There are some occasions where we won’t include a schematic, such as Kid’s Basics projects. These projects have limited connections and don’t really benefit from a schematic. The intended audience is also the novice builder, where a schematic is not going to assist with construction at that stage, so we omit the schematic.
On the flip side, some of our more complex PCB builds do not feature a Fritzing diagram. We may demonstrate a fundamental component of the circuit with a Fritzing and prototype, however, the final build would require a Fritzing that is too complex, or breadboarding may be unreliable for the circuit. In these instances, we don’t see the value in a Fritzing diagram and won’t include one.
However, we do try and include both whenever practical to cater to our broad audience, whichever way you like to roll!
HOW TO BUILD FROM A FRITZING DIAGRAM
While the initial title for this instalment was “How To Read A Fritzing”, we quickly realised there’s not really an entire article in that. You literally follow the picture step by step until your build looks the same. Right?
Sure. While it’s fairly straightforward, there are a few steps to follow to help ensure success. We’ll build this circuit in stages, as we’d recommend it. There’s no real right or wrong way, but we tend to use this procedure to help reduce components and parts falling out once they’re in. Not everything will hold its place with the same force, so they can be easily knocked back out again.
Making your power connections is vital to ensure no ill effects come to your hardware. While some modules are reverse-polarity protected, and many of our maker circuits are current limited (meaning sparks aren’t going to fly), you can still do damage with an incorrect connection.
Of course, leave your actual power supply (or your microcontroller if it’s powering the circuit) off during construction. It’s very easy to short something out. You might get lucky and get away with it, but you might just destroy a vital piece of hardware. Even worse, you may not even know you’ve done it - and spend many hair-pulling hours trying to work out the problem later.

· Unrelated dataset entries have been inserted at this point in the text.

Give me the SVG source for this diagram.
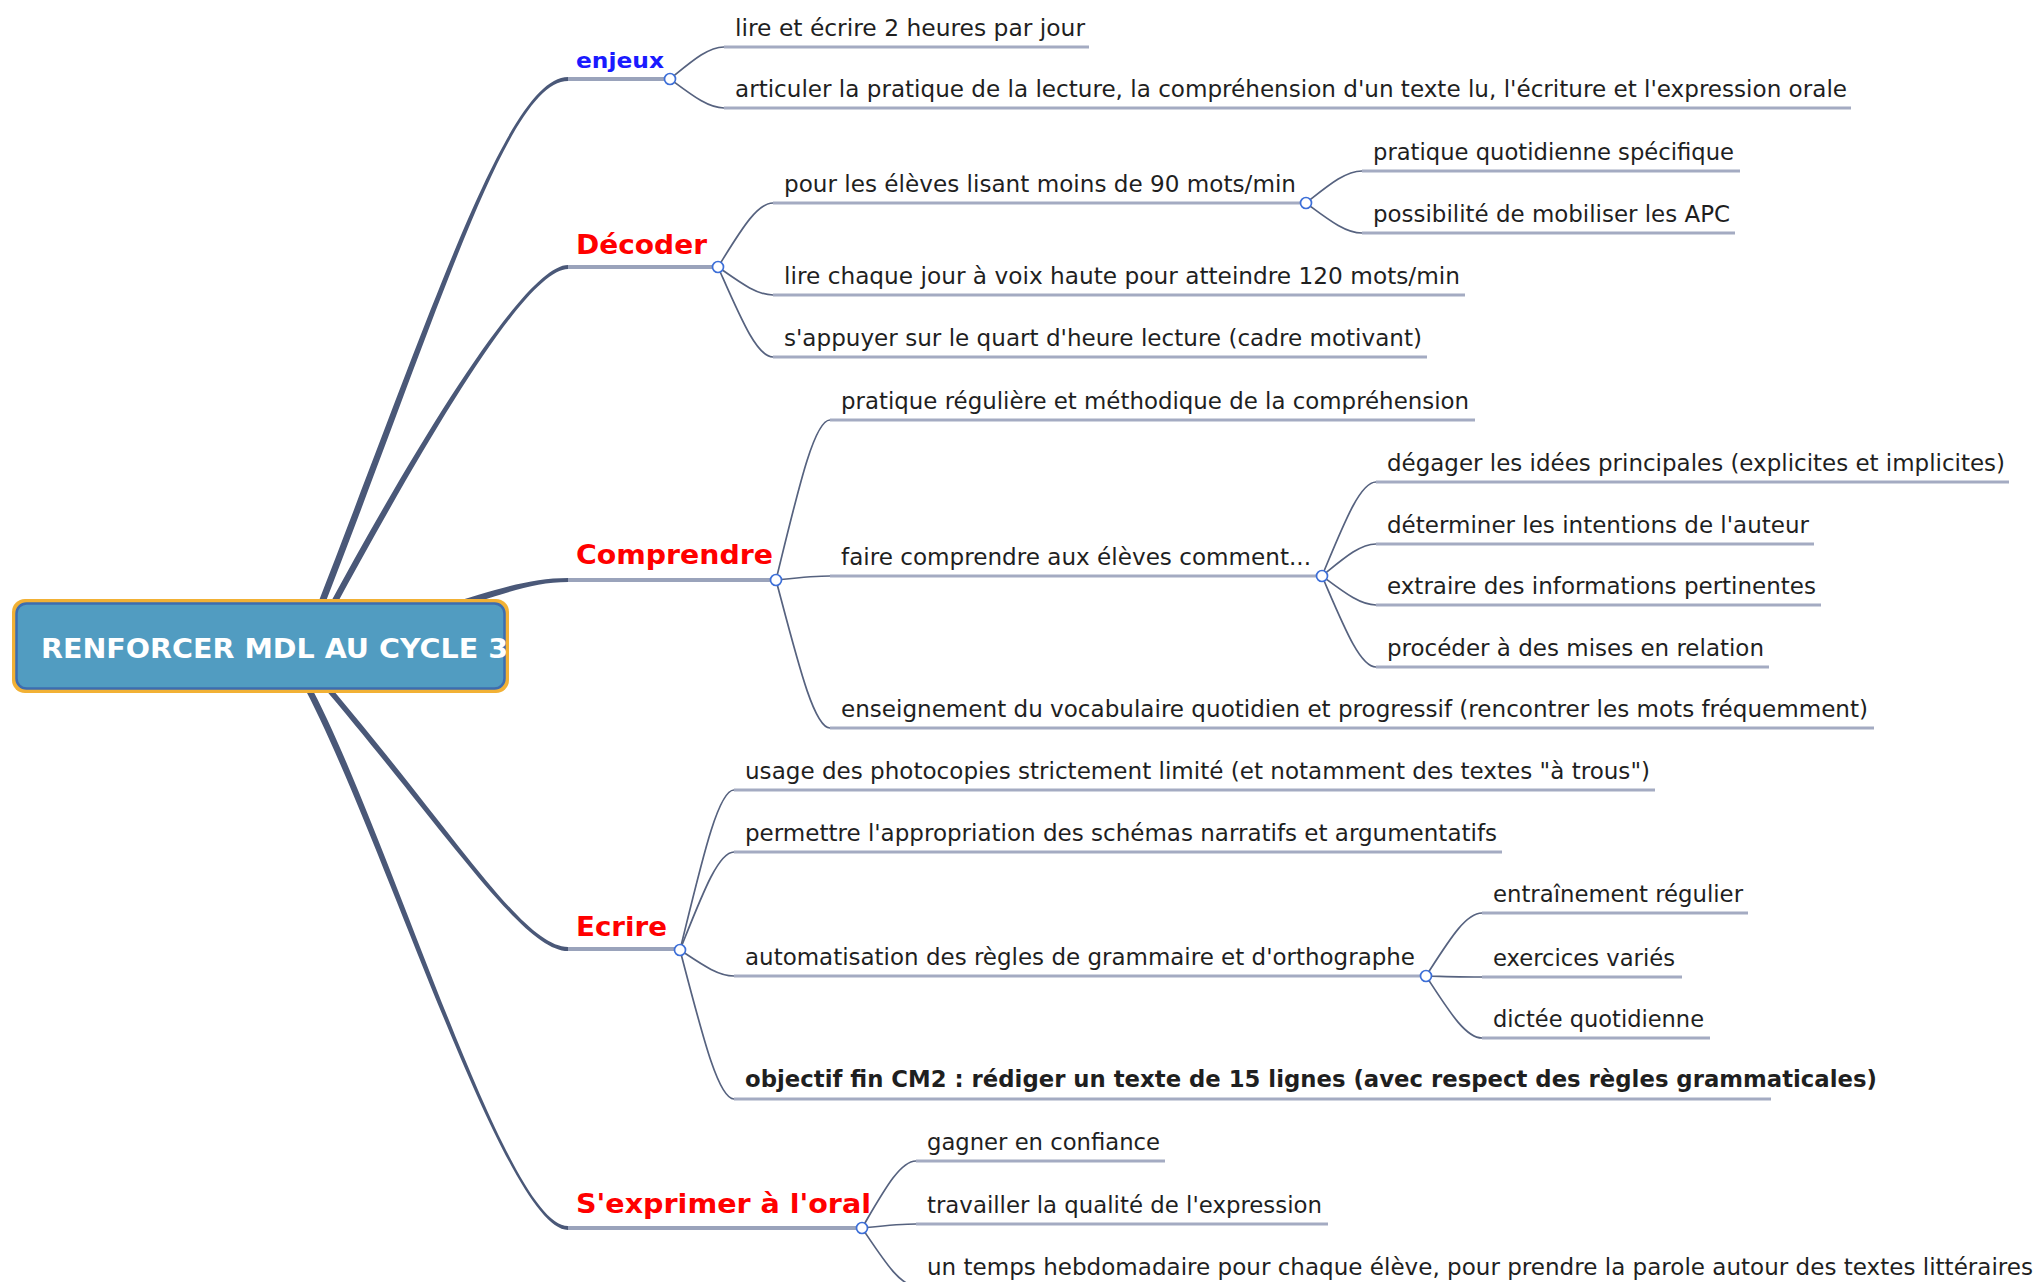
<svg xmlns="http://www.w3.org/2000/svg" width="2039" height="1282" viewBox="0 0 2039 1282">
<style>
.t{font-family:"DejaVu Sans","Liberation Sans",sans-serif;font-size:23px;fill:#1f1f1f}
.tb{font-weight:bold}
.mt{font-family:"DejaVu Sans","Liberation Sans",sans-serif;font-weight:bold;font-size:27px;fill:#ff0000}
.ul{stroke:#a4abc2;stroke-width:3;fill:none}
.mul{stroke:#9aa3bb;stroke-width:4;fill:none}
.br{fill:none;stroke:#56627f;stroke-width:1.7}
.trunk{fill:#4a5878}
.knob{fill:#ffffff;stroke:#3d6fd8;stroke-width:1.7}
</style>
<rect width="2039" height="1282" fill="#ffffff"/>
<g id="connectors">
  <path class="trunk" d="M315.4,610 C434.4,304 508,77 568,77 L568,81 C508,81 441.6,304 322.6,610 Z"/>
  <path class="trunk" d="M326.4,610 C428.4,422 528,265 568,265 L568,269 C528,269 435.6,422 333.6,610 Z"/>
  <path class="trunk" d="M440,606.5 C500,588.5 530,578 568,578 L568,582 C530,582 500,595.5 440,613.5 Z"/>
  <path class="trunk" d="M319,682 C448.4,834 523,951 568,951 L568,947 C523,947 455.6,834 326.2,682 Z"/>
  <path class="trunk" d="M301.3,682 C381.4,830 505,1230 568,1230 L568,1226 C505,1226 388.6,830 308.5,682 Z"/>
  <path class="br" d="M670,79 C691.6,61.4 707.8,47 724,47"/>
  <path class="br" d="M670,79 C691.6,95 707.8,108 724,108"/>
  <path class="br" d="M718,267 C740,231.8 756.5,203 773,203"/>
  <path class="br" d="M718,267 C740,282.4 756.5,295 773,295"/>
  <path class="br" d="M718,267 C740,316.5 756.5,357 773,357"/>
  <path class="br" d="M1306,203 C1328.4,185.4 1345.2,171 1362,171"/>
  <path class="br" d="M1306,203 C1328.4,219.5 1345.2,233 1362,233"/>
  <path class="br" d="M776,580 C797.6,492 813.8,420 830,420"/>
  <path class="br" d="M776,580 C797.6,577.8 813.8,576 830,576"/>
  <path class="br" d="M776,580 C797.6,661.4 813.8,728 830,728"/>
  <path class="br" d="M1322,576 C1343.6,524.3 1359.8,482 1376,482"/>
  <path class="br" d="M1322,576 C1343.6,558.4 1359.8,544 1376,544"/>
  <path class="br" d="M1322,576 C1343.6,592 1359.8,605 1376,605"/>
  <path class="br" d="M1322,576 C1343.6,626 1359.8,667 1376,667"/>
  <path class="br" d="M680,950 C701.6,862 717.8,790 734,790"/>
  <path class="br" d="M680,950 C701.6,896.1 717.8,852 734,852"/>
  <path class="br" d="M680,950 C701.6,964.3 717.8,976 734,976"/>
  <path class="br" d="M680,950 C701.6,1032 717.8,1099 734,1099"/>
  <path class="br" d="M1426,976 C1448.4,941.4 1465.2,913 1482,913"/>
  <path class="br" d="M1426,976 C1448.4,976.5 1465.2,977 1482,977"/>
  <path class="br" d="M1426,976 C1448.4,1010.1 1465.2,1038 1482,1038"/>
  <path class="br" d="M862,1228 C883.6,1191.2 899.8,1161 916,1161"/>
  <path class="br" d="M862,1228 C883.6,1225.8 899.8,1224 916,1224"/>
  <path class="br" d="M862,1228 C883.6,1259.9 899.8,1286 916,1286"/>
</g>
<g id="root">
  <rect x="12" y="599" width="497" height="94" rx="13" fill="#f2b135"/>
  <rect x="16.5" y="603.5" width="488" height="85" rx="10" fill="#519cc1" stroke="#3d6db0" stroke-width="2.5"/>
  <text x="41" y="658" font-family="DejaVu Sans, Liberation Sans, sans-serif" font-weight="bold" font-size="27" fill="#ffffff" textLength="467" lengthAdjust="spacingAndGlyphs">RENFORCER MDL AU CYCLE 3</text>
</g>
<g id="enjeux">
  <line class="mul" x1="568" y1="79" x2="670" y2="79"/>
  <text class="mt" x="576" y="68" style="fill:#1a1aff;font-size:22px" textLength="88" lengthAdjust="spacingAndGlyphs">enjeux</text>
  <circle class="knob" cx="670" cy="79" r="5.5"/>
</g>
<g id="decoder">
  <line class="mul" x1="568" y1="267" x2="718" y2="267"/>
  <text class="mt" x="576" y="254" textLength="131" lengthAdjust="spacingAndGlyphs">Décoder</text>
  <circle class="knob" cx="718" cy="267" r="5.5"/>
</g>
<g id="comprendre">
  <line class="mul" x1="568" y1="580" x2="776" y2="580"/>
  <text class="mt" x="576" y="564" textLength="197" lengthAdjust="spacingAndGlyphs">Comprendre</text>
  <circle class="knob" cx="776" cy="580" r="5.5"/>
</g>
<g id="ecrire">
  <line class="mul" x1="568" y1="949" x2="680" y2="949"/>
  <text class="mt" x="576" y="936" textLength="91" lengthAdjust="spacingAndGlyphs">Ecrire</text>
  <circle class="knob" cx="680" cy="950" r="5.5"/>
</g>
<g id="exprimer">
  <line class="mul" x1="568" y1="1228" x2="862" y2="1228"/>
  <text class="mt" x="576" y="1213" textLength="295" lengthAdjust="spacingAndGlyphs">S'exprimer à l'oral</text>
  <circle class="knob" cx="862" cy="1228" r="5.5"/>
</g>
<g id="n-lire-ecrire">
  <line class="ul" x1="724" y1="47" x2="1089" y2="47"/>
  <text class="t" x="735" y="36" textLength="350" lengthAdjust="spacingAndGlyphs">lire et écrire 2 heures par jour</text>
</g>
<g id="n-articuler">
  <line class="ul" x1="724" y1="108" x2="1851" y2="108"/>
  <text class="t" x="735" y="97" textLength="1112" lengthAdjust="spacingAndGlyphs">articuler la pratique de la lecture, la compréhension d'un texte lu, l'écriture et l'expression orale</text>
</g>
<g id="n-pour-eleves">
  <line class="ul" x1="773" y1="203" x2="1306" y2="203"/>
  <text class="t" x="784" y="192" textLength="512" lengthAdjust="spacingAndGlyphs">pour les élèves lisant moins de 90 mots/min</text>
  <circle class="knob" cx="1306" cy="203" r="5.5"/>
</g>
<g id="n-lire-chaque-jour">
  <line class="ul" x1="773" y1="295" x2="1465" y2="295"/>
  <text class="t" x="784" y="284" textLength="676" lengthAdjust="spacingAndGlyphs">lire chaque jour à voix haute pour atteindre 120 mots/min</text>
</g>
<g id="n-quart-heure">
  <line class="ul" x1="773" y1="357" x2="1427" y2="357"/>
  <text class="t" x="784" y="346" textLength="638" lengthAdjust="spacingAndGlyphs">s'appuyer sur le quart d'heure lecture (cadre motivant)</text>
</g>
<g id="n-pratique-quotidienne">
  <line class="ul" x1="1362" y1="171" x2="1740" y2="171"/>
  <text class="t" x="1373" y="160" textLength="361" lengthAdjust="spacingAndGlyphs">pratique quotidienne spécifique</text>
</g>
<g id="n-apc">
  <line class="ul" x1="1362" y1="233" x2="1735" y2="233"/>
  <text class="t" x="1373" y="222" textLength="357" lengthAdjust="spacingAndGlyphs">possibilité de mobiliser les APC</text>
</g>
<g id="n-pratique-reguliere">
  <line class="ul" x1="830" y1="420" x2="1475" y2="420"/>
  <text class="t" x="841" y="409" textLength="628" lengthAdjust="spacingAndGlyphs">pratique régulière et méthodique de la compréhension</text>
</g>
<g id="n-faire-comprendre">
  <line class="ul" x1="830" y1="576" x2="1322" y2="576"/>
  <text class="t" x="841" y="565" textLength="470" lengthAdjust="spacingAndGlyphs">faire comprendre aux élèves comment...</text>
  <circle class="knob" cx="1322" cy="576" r="5.5"/>
</g>
<g id="n-vocabulaire">
  <line class="ul" x1="830" y1="728" x2="1874" y2="728"/>
  <text class="t" x="841" y="717" textLength="1027" lengthAdjust="spacingAndGlyphs">enseignement du vocabulaire quotidien et progressif (rencontrer les mots fréquemment)</text>
</g>
<g id="n-idees">
  <line class="ul" x1="1376" y1="482" x2="2009" y2="482"/>
  <text class="t" x="1387" y="471" textLength="618" lengthAdjust="spacingAndGlyphs">dégager les idées principales (explicites et implicites)</text>
</g>
<g id="n-intentions">
  <line class="ul" x1="1376" y1="544" x2="1814" y2="544"/>
  <text class="t" x="1387" y="533" textLength="422" lengthAdjust="spacingAndGlyphs">déterminer les intentions de l'auteur</text>
</g>
<g id="n-informations">
  <line class="ul" x1="1376" y1="605" x2="1821" y2="605"/>
  <text class="t" x="1387" y="594" textLength="429" lengthAdjust="spacingAndGlyphs">extraire des informations pertinentes</text>
</g>
<g id="n-relation">
  <line class="ul" x1="1376" y1="667" x2="1769" y2="667"/>
  <text class="t" x="1387" y="656" textLength="377" lengthAdjust="spacingAndGlyphs">procéder à des mises en relation</text>
</g>
<g id="n-photocopies">
  <line class="ul" x1="734" y1="790" x2="1655" y2="790"/>
  <text class="t" x="745" y="779" textLength="905" lengthAdjust="spacingAndGlyphs">usage des photocopies strictement limité (et notamment des textes "à trous")</text>
</g>
<g id="n-schemas">
  <line class="ul" x1="734" y1="852" x2="1502" y2="852"/>
  <text class="t" x="745" y="841" textLength="752" lengthAdjust="spacingAndGlyphs">permettre l'appropriation des schémas narratifs et argumentatifs</text>
</g>
<g id="n-automatisation">
  <line class="ul" x1="734" y1="976" x2="1426" y2="976"/>
  <text class="t" x="745" y="965" textLength="670" lengthAdjust="spacingAndGlyphs">automatisation des règles de grammaire et d'orthographe</text>
  <circle class="knob" cx="1426" cy="976" r="5.5"/>
</g>
<g id="n-objectif">
  <line class="ul" x1="734" y1="1099" x2="1771" y2="1099"/>
  <text class="t tb" x="745" y="1087" textLength="1132" lengthAdjust="spacingAndGlyphs">objectif fin CM2 : rédiger un texte de 15 lignes (avec respect des règles grammaticales)</text>
</g>
<g id="n-entrainement">
  <line class="ul" x1="1482" y1="913" x2="1748" y2="913"/>
  <text class="t" x="1493" y="902" textLength="250" lengthAdjust="spacingAndGlyphs">entraînement régulier</text>
</g>
<g id="n-exercices">
  <line class="ul" x1="1482" y1="977" x2="1682" y2="977"/>
  <text class="t" x="1493" y="966" textLength="182" lengthAdjust="spacingAndGlyphs">exercices variés</text>
</g>
<g id="n-dictee">
  <line class="ul" x1="1482" y1="1038" x2="1710" y2="1038"/>
  <text class="t" x="1493" y="1027" textLength="211" lengthAdjust="spacingAndGlyphs">dictée quotidienne</text>
</g>
<g id="n-confiance">
  <line class="ul" x1="916" y1="1161" x2="1165" y2="1161"/>
  <text class="t" x="927" y="1150" textLength="233" lengthAdjust="spacingAndGlyphs">gagner en confiance</text>
</g>
<g id="n-qualite">
  <line class="ul" x1="916" y1="1224" x2="1328" y2="1224"/>
  <text class="t" x="927" y="1213" textLength="395" lengthAdjust="spacingAndGlyphs">travailler la qualité de l'expression</text>
</g>
<g id="n-temps">
  <line class="ul" x1="916" y1="1286" x2="2037" y2="1286"/>
  <text class="t" x="927" y="1275" textLength="1106" lengthAdjust="spacingAndGlyphs">un temps hebdomadaire pour chaque élève, pour prendre la parole autour des textes littéraires</text>
</g>
</svg>
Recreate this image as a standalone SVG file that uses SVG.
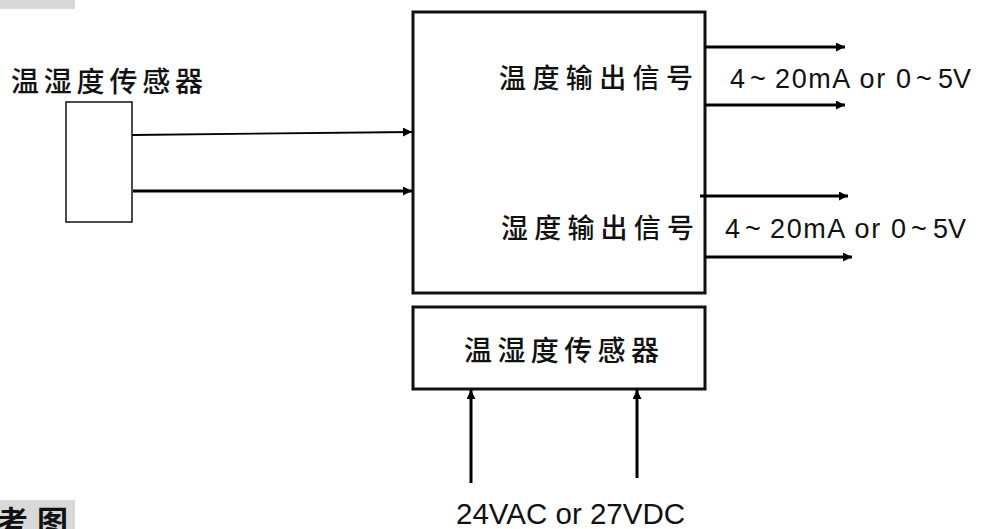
<svg xmlns="http://www.w3.org/2000/svg" width="981" height="529" viewBox="0 0 981 529">
<style>
.cjk{font-family:"Noto Sans CJK SC","Liberation Sans",sans-serif;font-size:27px;fill:#111;font-weight:500}
.lat{font-family:"Liberation Sans","Noto Sans CJK SC",sans-serif;fill:#111}
.box{fill:#fff;stroke:#111;stroke-width:3}
.wire{stroke:#000;stroke-width:3;fill:none}
</style>
<defs>
<marker id="ah" viewBox="0 0 10 10" refX="10" refY="5" markerWidth="10" markerHeight="9" markerUnits="userSpaceOnUse" orient="auto">
<path d="M0,0 L10,5 L0,10 Z" fill="#000"/>
</marker>
</defs>
<rect width="981" height="529" fill="#fff"/>
<rect x="0" y="0" width="75" height="9" fill="#d9d9d9"/>
<rect x="0" y="500" width="75" height="29" fill="#d9d9d9"/>
<text x="-3" y="533" style="font-family:'Noto Sans CJK SC',sans-serif;font-size:31px;font-weight:bold;letter-spacing:9px" fill="#111">考图</text>

<g id="sensor-left">
<text class="cjk" x="11" y="92" style="font-size:28px;letter-spacing:4.8px">温湿度传感器</text>
<rect x="66" y="102" width="66" height="120" fill="#fff" stroke="#111" stroke-width="1.5"/>
</g>

<g id="main-box">
<rect class="box" x="413" y="12" width="292" height="281"/>
<text class="cjk" x="499" y="88" style="letter-spacing:6.4px">温度输出信号</text>
<text class="cjk" x="501" y="238" style="letter-spacing:6.2px">湿度输出信号</text>
</g>

<g id="sensor-box">
<rect class="box" x="413" y="307" width="292" height="82"/>
<text class="cjk" x="464" y="361" style="font-size:28px;letter-spacing:5.4px">温湿度传感器</text>
</g>

<g id="labels">
<text class="lat" y="88" font-size="27"><tspan x="730">4</tspan><tspan x="750">~</tspan><tspan x="775" textLength="136" lengthAdjust="spacing">20mA or 0</tspan><tspan x="916">~</tspan><tspan x="938">5V</tspan></text>
<text class="lat" y="238" font-size="27"><tspan x="725">4</tspan><tspan x="745">~</tspan><tspan x="770" textLength="136" lengthAdjust="spacing">20mA or 0</tspan><tspan x="911">~</tspan><tspan x="933">5V</tspan></text>
<text class="lat" x="456" y="524" font-size="30" textLength="229" lengthAdjust="spacingAndGlyphs">24VAC or 27VDC</text>
</g>

<g id="connectors">
<line x1="132" y1="135" x2="412" y2="132" stroke="#000" stroke-width="1.8" marker-end="url(#ah)"/>
<line class="wire" x1="133" y1="191" x2="412" y2="191" marker-end="url(#ah)"/>
<line class="wire" x1="705" y1="47" x2="845" y2="47" marker-end="url(#ah)"/>
<line class="wire" x1="705" y1="105" x2="845" y2="105" marker-end="url(#ah)"/>
<line class="wire" x1="700" y1="196" x2="848" y2="196" marker-end="url(#ah)"/>
<line class="wire" x1="705" y1="257" x2="852" y2="257" marker-end="url(#ah)"/>
<line class="wire" x1="471" y1="483" x2="471" y2="390" marker-end="url(#ah)"/>
<line class="wire" x1="637" y1="478" x2="637" y2="390" marker-end="url(#ah)"/>
</g>
</svg>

So make all power connections between the power source and modules, or power source and breadboard first, to help ensure they’re not miss-wired.
For any small-distance connections that are shown, it’s best to use breadboard link wires. These are short wires that are a little tricky to install and remove from a breadboard, but once they’re in, are neat and tidy out of the way. They’re less likely to be dislodged once they’re installed too, so you can usually rely on them staying put.
Install any integrated circuits (ICs), terminal blocks, or other flush-mounted components that aren’t too bulky. They’ll hold firm, and you can get the positioning right without too much else in the way. It’s also easier when wrangling multi-pin components without much else in the way just yet.
Legged components such as resistors and capacitors can stand tall on a breadboard, unless you trim their legs. They tend to hold firm in the breadboard, but can be a little bulky (especially electrolytic capacitors), so can easily be bumped or get in the way if inserted too early. LEDs have the same issue, so they are usually inserted around this step too.
Now you can complete the wiring with jumper wires. This is usually for sensors, modules or other connections for data to and from a microcontroller. The jumper wires are extremely useful and easy to use, but quickly get in the way when you have more than a few.
Last but not least, any bulky items which really get in the way of the breadboard. In this instance, we have a DHT11 sensor module which can otherwise get in the way. Any major terminals, modules you’re plugging straight into the breadboard, or anything else you haven’t installed yet. You may find it easier to install bulky items prior to jumper wires, but they can quickly get in the way, so this is a personal preference and doesn't really matter overall.
WHERE TO FROM HERE?
Go to fritzing.org and download a copy of Fritzing. It’s free for non-commercial use. Have a play, experiment, and share!